─── Dataset section ───
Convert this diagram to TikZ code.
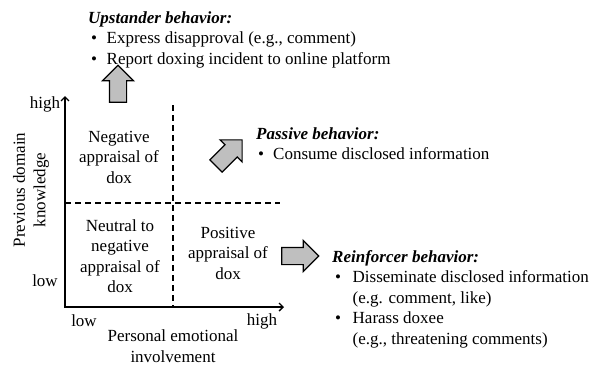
\documentclass[tikz,border=0pt]{standalone}
\usepackage{fontspec}
\setmainfont{Liberation Serif}
\usetikzlibrary{shapes.arrows,arrows.meta}
\begin{document}
\begin{tikzpicture}[x=1pt,y=-1pt,
  every node/.style={font=\rmfamily\fontsize{17}{20.5}\selectfont, inner sep=0pt},
  axis/.style={line width=1.4pt, {Straight Barb[length=4pt,width=8pt]}-{Straight Barb[length=4pt,width=8pt]}, line join=miter},
  divider/.style={dash pattern=on 6pt off 4pt, line width=1.1pt},
  bigarrow/.style={single arrow, draw, fill=gray!50, line width=1.2pt, minimum height=37pt, single arrow head extend=7pt, inner xsep=0pt, inner ysep=8pt},
  quad/.style={align=center},
  lbl/.style={align=center},
  beh/.style={anchor=base west, align=left}
]
\useasboundingbox (0,0) rectangle (591,364);

% axes
\coordinate (ytop) at (65,96);
\coordinate (O) at (65,307);
\coordinate (xend) at (284,307);
\draw[axis] (ytop) -- (O) -- (xend);

% dividers
\coordinate (vtop) at (173,105);
\coordinate (vbot) at (173,307);
\coordinate (hl) at (65,203);
\coordinate (hr) at (280,203);
\draw[divider] (vtop) -- (vbot);
\draw[divider] (hl) -- (hr);

% axis labels
\node[lbl] (yhigh) at (45,104) {high};
\node[lbl] (ylow) at (45,281) {low};
\node[lbl] (xlow) at (84,321) {low};
\node[lbl] (xhigh) at (262,321) {high};
\node[lbl] (xlab) at (173,346) {Personal emotional\\involvement};
\node[lbl, rotate=90] (ylab) at (31,190) {Previous domain\\knowledge};

% quadrants
\node[quad] (q1) at (119,157) {Negative\\appraisal of\\dox};
\node[quad] (q2) at (120,256) {Neutral to\\negative\\appraisal of\\dox};
\node[quad] (q3) at (228,253) {Positive\\appraisal of\\dox};

% arrows
\node[bigarrow, rotate=90] (aup) at (118,88) {};
\node[bigarrow, rotate=45] (apas) at (226,156) {};
\node[bigarrow] (arei) at (296,256) {};

% behaviours
\node[beh] (ups) at (88,23) {\begin{tabular}[t]{@{}p{18.5pt}@{}l@{}}
\multicolumn{2}{@{}l@{}}{\textbf{\textit{Upstander behavior:}}}\\
\hspace{3pt}\textbullet & Express disapproval (e.g., comment)\\
\hspace{3pt}\textbullet & Report doxing incident to online platform
\end{tabular}};

\node[beh] (pas) at (256,139) {\begin{tabular}[t]{@{}p{17pt}@{}l@{}}
\multicolumn{2}{@{}l@{}}{\textbf{\textit{Passive behavior:}}}\\
\hspace{2pt}\textbullet & Consume disclosed information
\end{tabular}};

\node[beh] (rei) at (332,262) {\begin{tabular}[t]{@{}p{20.5pt}@{}l@{}}
\multicolumn{2}{@{}l@{}}{\textbf{\textit{Reinforcer behavior:}}}\\
\hspace{3pt}\textbullet & Disseminate disclosed information\\
 & (e.g. comment, like)\\
\hspace{3pt}\textbullet & Harass doxee\\
 & (e.g., threatening comments)
\end{tabular}};
\end{tikzpicture}
\end{document}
───
- Problem details:
Omit the pictures, then quote the rest of the material above exactly.

- Solution to the exercise:
Convert this diagram to TikZ code.
\documentclass[tikz,border=0pt]{standalone}
\usepackage{fontspec}
\setmainfont{Liberation Serif}
\usetikzlibrary{shapes.arrows,arrows.meta}
\begin{document}
\begin{tikzpicture}[x=1pt,y=-1pt,
  every node/.style={font=\rmfamily\fontsize{17}{20.5}\selectfont, inner sep=0pt},
  axis/.style={line width=1.4pt, {Straight Barb[length=4pt,width=8pt]}-{Straight Barb[length=4pt,width=8pt]}, line join=miter},
  divider/.style={dash pattern=on 6pt off 4pt, line width=1.1pt},
  bigarrow/.style={single arrow, draw, fill=gray!50, line width=1.2pt, minimum height=37pt, single arrow head extend=7pt, inner xsep=0pt, inner ysep=8pt},
  quad/.style={align=center},
  lbl/.style={align=center},
  beh/.style={anchor=base west, align=left}
]
\useasboundingbox (0,0) rectangle (591,364);

% axes
\coordinate (ytop) at (65,96);
\coordinate (O) at (65,307);
\coordinate (xend) at (284,307);
\draw[axis] (ytop) -- (O) -- (xend);

% dividers
\coordinate (vtop) at (173,105);
\coordinate (vbot) at (173,307);
\coordinate (hl) at (65,203);
\coordinate (hr) at (280,203);
\draw[divider] (vtop) -- (vbot);
\draw[divider] (hl) -- (hr);

% axis labels
\node[lbl] (yhigh) at (45,104) {high};
\node[lbl] (ylow) at (45,281) {low};
\node[lbl] (xlow) at (84,321) {low};
\node[lbl] (xhigh) at (262,321) {high};
\node[lbl] (xlab) at (173,346) {Personal emotional\\involvement};
\node[lbl, rotate=90] (ylab) at (31,190) {Previous domain\\knowledge};

% quadrants
\node[quad] (q1) at (119,157) {Negative\\appraisal of\\dox};
\node[quad] (q2) at (120,256) {Neutral to\\negative\\appraisal of\\dox};
\node[quad] (q3) at (228,253) {Positive\\appraisal of\\dox};

% arrows
\node[bigarrow, rotate=90] (aup) at (118,88) {};
\node[bigarrow, rotate=45] (apas) at (226,156) {};
\node[bigarrow] (arei) at (296,256) {};

% behaviours
\node[beh] (ups) at (88,23) {\begin{tabular}[t]{@{}p{18.5pt}@{}l@{}}
\multicolumn{2}{@{}l@{}}{\textbf{\textit{Upstander behavior:}}}\\
\hspace{3pt}\textbullet & Express disapproval (e.g., comment)\\
\hspace{3pt}\textbullet & Report doxing incident to online platform
\end{tabular}};

\node[beh] (pas) at (256,139) {\begin{tabular}[t]{@{}p{17pt}@{}l@{}}
\multicolumn{2}{@{}l@{}}{\textbf{\textit{Passive behavior:}}}\\
\hspace{2pt}\textbullet & Consume disclosed information
\end{tabular}};

\node[beh] (rei) at (332,262) {\begin{tabular}[t]{@{}p{20.5pt}@{}l@{}}
\multicolumn{2}{@{}l@{}}{\textbf{\textit{Reinforcer behavior:}}}\\
\hspace{3pt}\textbullet & Disseminate disclosed information\\
 & (e.g. comment, like)\\
\hspace{3pt}\textbullet & Harass doxee\\
 & (e.g., threatening comments)
\end{tabular}};
\end{tikzpicture}
\end{document}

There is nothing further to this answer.